The preparation for automated production was done in 2 directions:
Optimizing the block design components by reducing the thickness of the plywood grid’s ribs of the inter storey slab. Strength calculations and tests on a physical prototype made it possible to find the optimal thickness of the ribs. The decreased thickness resulted in faster technological advancement and a shorter processing time for the ribs. The inter storey slab’s plywood grid was also optimized in this way. The materials used for the blocks' edges were also changed for thinner ones, which helped save the time it took to prepare the blocks for assembly thanks to faster technological processes.
Optimizing the block design by moving away from the “puzzle concept”. The “puzzle concept” implied 3 types of blocks: 1. Blocks with fasteners only; 2. Blocks with fasteners and openings for fasteners; 3. Blocks with openings for fasteners only.

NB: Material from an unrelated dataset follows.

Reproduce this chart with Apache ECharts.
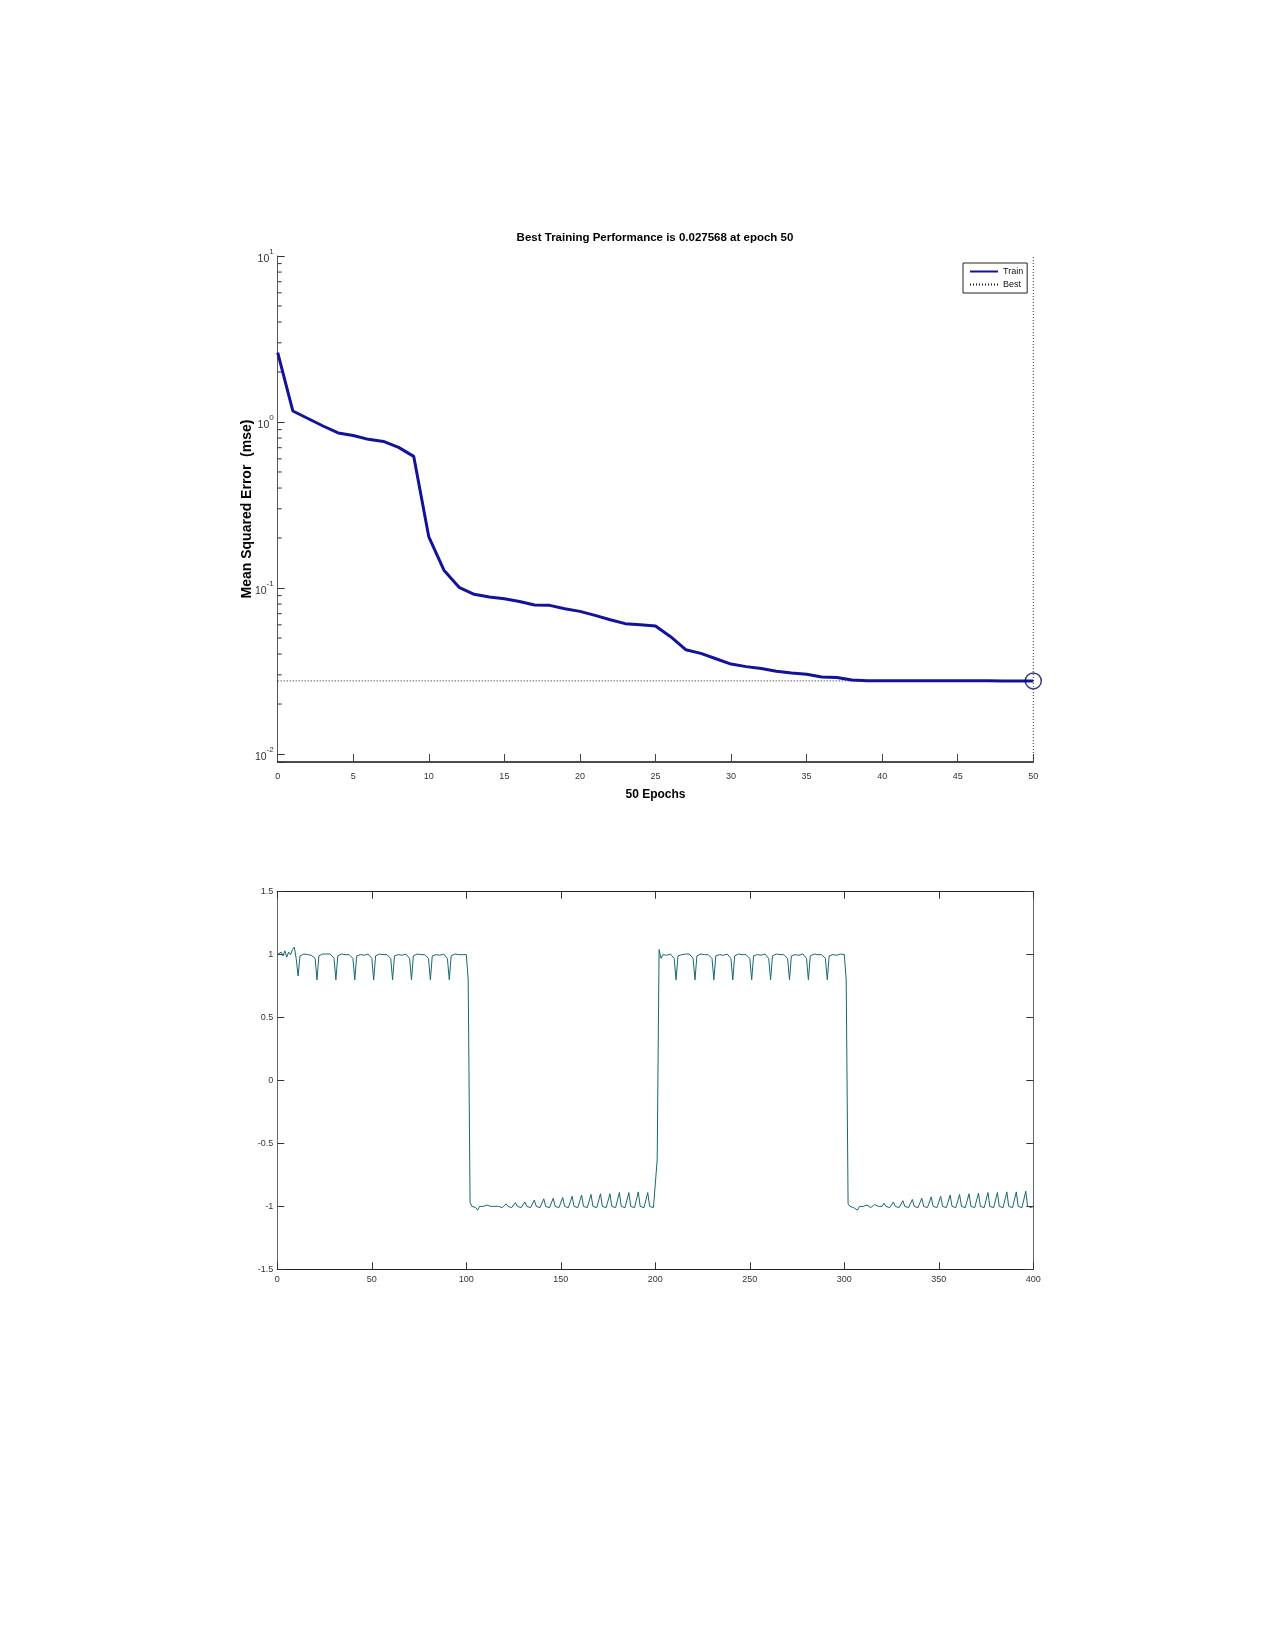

Instead, engineers suggested making units with openings only that are connected by independent fasteners. This modification made it possible to replace a longer and more expensive milling procedure with a standard furniture machine, which saved 45% of the time to produce a single block.
The original block’s fastener system significantly constrained the team’s ability to develop the technology for mass manufacturing. However, EnCata’s engineers employed a distinct approach to the fastening mechanism and created “standard locks” (see pic.3) linking the blocks as independent pieces as opposed to being a component of each block. This made it feasible not only to accelerate the production, but also to simplify the installation of the house box on the construction site.
The developed fastener system made it possible to produce 1180 blocks in an 8-hour work shift in just one production line. Two issues were resolved at once by minimizing milling and substituting it with machinery for furniture production:
it was possible to produce 83 blocks every hour, which was the required amount;
the procedure became less expensive as a result of using less complex and costly machinery, and there were less operations required to prepare the fundamental block for combining with other blocks.
The automatic weighing of natural components supplied into the Ecocub was used to implement automatic density control.The density of the natural components has an impact on the thermal insulation. Our engineers approached this issue from a distinct perspective and asked a different question: “What amount of straw inside the block will offer the necessary thermal insulation?”.
Mathematical computations revealed a weight fluctuation of the fiber components of 60(-/+ 10kg). The range of allowable variances in 10kg made it possible to balance out different densities of the components while also offering the right amount of thermal insulation. In practice, loading of blocks with biomass was carried out in the following method: biomass fed into the intermediate block (which served as the weight batcher) from the storage block, after reaching the desired volume and mass, the components were transferred into the fundamental block.
Decisions were made all throughout the design phase based on mathematical calculations. Both the strength of the Ecocube elements and the capacity of the slab to support them were calculated. The use of the finite element method decreased the risk level during the design and assembly phases of the prototype, which allowed the development team to spend its resources more effectively.
The customer has received:
3 models of the fundamental building component;
the findings of the strengths calculations;
a collection of technological and design documentation;
a working fundamental block prototype;
the developed automated manufacturing technology and a list of equipment with technological operations.